WORKSHOP C: Evidence to Investment - Using Community Café Research to Build a Funding Pipeline
The community café movement has reached a pivotal moment. For the first time, the growing body of research on the community café model is beginning to rival—and in some areas surpass—the depth of research that has long shaped traditional food bank systems. This shift presents a powerful opportunity: funders are no longer only asking what we do, but what the evidence shows.
This workshop explores how community cafés can effectively use existing research to strengthen grant proposals, deepen funder confidence, and build sustainable funding pipelines. Participants will examine the current community café research landscape and discuss how data, evaluations, and shared learnings can be translated into compelling funding narratives that align with philanthropic priorities.
Beyond simply citing studies, the workshop will focus on how cafés are actively leveraging research to demonstrate impact, articulate systems change, and position their work within a broader movement toward dignity‑centered, community‑driven food access. Participants will share how they are using—or struggling to use—research in grant writing, reporting, and long‑term funding strategy, learning from peers who have successfully embedded evidence into their development work.
Participants will:
Explore the growing body of community café research and why it matters to funders
Discuss how this research compares to and challenges traditional food system models
Learn practical ways to integrate research into grant proposals and funder conversations
Share approaches for turning evidence into long‑term funding strategy, not just one‑time grants
Reflect on how research can collectively strengthen the community café movement
This workshop is ideal for executive leaders, development professionals, board members, and anyone responsible for fundraising who wants to move from anecdotal storytelling to evidence‑informed investment—and help shape the future of community cafés as a proven, fundable model.
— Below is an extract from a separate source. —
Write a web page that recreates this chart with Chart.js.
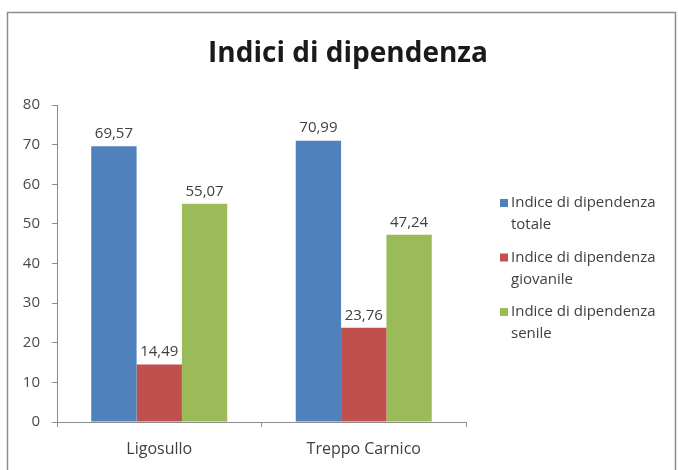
<!DOCTYPE html>
<html>
<head>
<meta charset="utf-8">
<script src="https://cdn.jsdelivr.net/npm/chart.js@4/dist/chart.umd.min.js"></script>
<style>
  html, body { margin: 0; padding: 0; background: #fff; }
  #wrap { position: relative; width: 678px; height: 470px; }
</style>
</head>
<body>
<div id="wrap"><canvas id="grafico" width="678" height="470"></canvas></div>
<script>
// Dati del grafico
const comuni = ['Ligosullo', 'Treppo Carnico'];
const serieNomi = [
    ['Indice di dipendenza', 'totale'],
    ['Indice di dipendenza', 'giovanile'],
    ['Indice di dipendenza', 'senile']
];
const indiceTotale = [69.57, 70.99];
const indiceGiovanile = [14.49, 23.76];
const indiceSenile = [55.07, 47.24];
const yTicks = [0, 10, 20, 30, 40, 50, 60, 70, 80];

const colori = ['#4F81BD', '#C0504D', '#9BBB59'];
const FONT = '"Open Sans", "Liberation Sans", sans-serif';

// Numeri con la virgola come separatore decimale
const formatta = v => v.toFixed(2).replace('.', ',');

// Cornice, titolo, etichette dei valori e legenda
const decorazioni = {
    id: 'decorazioni',
    beforeDraw(chart) {
        const ctx = chart.ctx;
        ctx.save();
        ctx.fillStyle = '#fff';
        ctx.fillRect(0, 0, chart.width, chart.height);
        ctx.strokeStyle = '#8c8c8c';
        ctx.lineWidth = 1.5;
        ctx.strokeRect(7.5, 12.5, 668, 462);
        ctx.restore();
    },
    afterDatasetsDraw(chart) {
        const ctx = chart.ctx;
        ctx.save();

        // titolo
        ctx.fillStyle = '#1a1a1a';
        ctx.font = 'bold 28px ' + FONT;
        ctx.textAlign = 'center';
        ctx.textBaseline = 'middle';
        ctx.fillText('Indici di dipendenza', 348, 54);

        // valori sopra le barre
        ctx.font = '15px ' + FONT;
        ctx.fillStyle = '#404040';
        ctx.textBaseline = 'bottom';
        chart.data.datasets.forEach((ds, i) => {
            chart.getDatasetMeta(i).data.forEach((bar, j) => {
                ctx.fillText(formatta(ds.data[j]), bar.x, bar.y - 5);
            });
        });

        // legenda
        ctx.textAlign = 'left';
        ctx.textBaseline = 'middle';
        serieNomi.forEach((righe, i) => {
            const y = 203 + i * 54.5;
            ctx.fillStyle = colori[i];
            ctx.fillRect(500, y - 4, 8, 8);
            ctx.fillStyle = '#404040';
            righe.forEach((t, k) => ctx.fillText(t, 511, y + k * 22));
        });
        ctx.restore();
    }
};

const datasets = [indiceTotale, indiceGiovanile, indiceSenile].map((valori, i) => ({
    label: serieNomi[i].join(' '),
    data: valori,
    backgroundColor: colori[i],
    borderWidth: 0,
    barPercentage: 1,
    categoryPercentage: 0.665
}));

new Chart(document.getElementById('grafico'), {
    type: 'bar',
    data: { labels: comuni, datasets: datasets },
    options: {
        responsive: false,
        animation: false,
        layout: { padding: { top: 105, right: 212, left: 0, bottom: 0 } },
        plugins: {
            legend: { display: false },
            title: { display: false },
            tooltip: { enabled: false }
        },
        scales: {
            x: {
                grid: { drawOnChartArea: false, tickLength: 5, color: '#8c8c8c', offset: true },
                border: { display: true, color: '#8c8c8c' },
                ticks: { color: '#404040', font: { size: 16, family: FONT }, padding: 13 },
                afterFit: scale => { scale.height = 48; }
            },
            y: {
                min: 0,
                max: 80,
                afterBuildTicks: scale => { scale.ticks = yTicks.map(v => ({ value: v })); },
                grid: { drawOnChartArea: false, tickLength: 5, color: '#8c8c8c' },
                border: { display: true, color: '#8c8c8c' },
                ticks: { color: '#4a4a4a', font: { size: 15, family: FONT }, padding: 12 },
                afterFit: scale => { scale.width = 57; }
            }
        }
    },
    plugins: [decorazioni]
});
</script>
</body>
</html>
FACILITATOR: Lori Borchers, One World Everybody Eats
WORKSHOP D: Speaking Funders’ Language - Aligning Community Café Work With What Foundations Say They Need
Recent research from Candid and the Center for Effective Philanthropy reveals a growing disconnect between what nonprofits say they need to survive and thrive—and what foundation leaders believe they are providing. Survey data gathered from hundreds of nonprofit and foundation leaders highlights rising service demand, increasing pressure on nonprofit leadership, and the urgent need for flexible, relationship‑based funding—yet also shows that foundation leaders often underestimate the scale and urgency of these challenges. [candid.org]
At the same time, community cafés are evolving rapidly. Across the network, cafés are responding to increased demand, workforce strain, shifting donor expectations, and a growing emphasis on dignity‑centered food access. More cafés are collecting data, refining participation models, strengthening partnerships, and positioning themselves as both service providers and systems‑change organizations.
This workshop brings these two realities into conversation. Participants will explore key findings from Candid’s research and examine how community cafés can intentionally align their narratives, funding asks, and grant strategies with what funders say they’re prioritizing—while still clearly articulating what cafés actually need. Together, we’ll discuss how cafés are using data, research, and lived experience to reframe conversations around general operating support, sustainability, collaboration, and long‑term impact.
Through facilitated discussion and peer sharing, attendees will reflect on how to use funder research not as a constraint, but as a strategic tool—one that strengthens grant writing, improves funder relationships, and helps build funding pipelines that support the next phase of the community café movement.
Participants will:
Review key insights from Candid’s research on nonprofit and foundation leader perspectives
Explore how these findings connect to current trends in community cafés
Discuss how cafés are adapting funding strategies in response to increased demand and sector pressure
Share practical ways to align grant language with funder priorities without compromising mission or values
Leave with ideas for leveraging philanthropic research to strengthen funding conversations and proposals
This workshop is ideal for café leaders, development staff, and board members seeking to better understand the philanthropic landscape—and to position community cafés as evidence‑informed, resilient, and fundable models in a changing food system.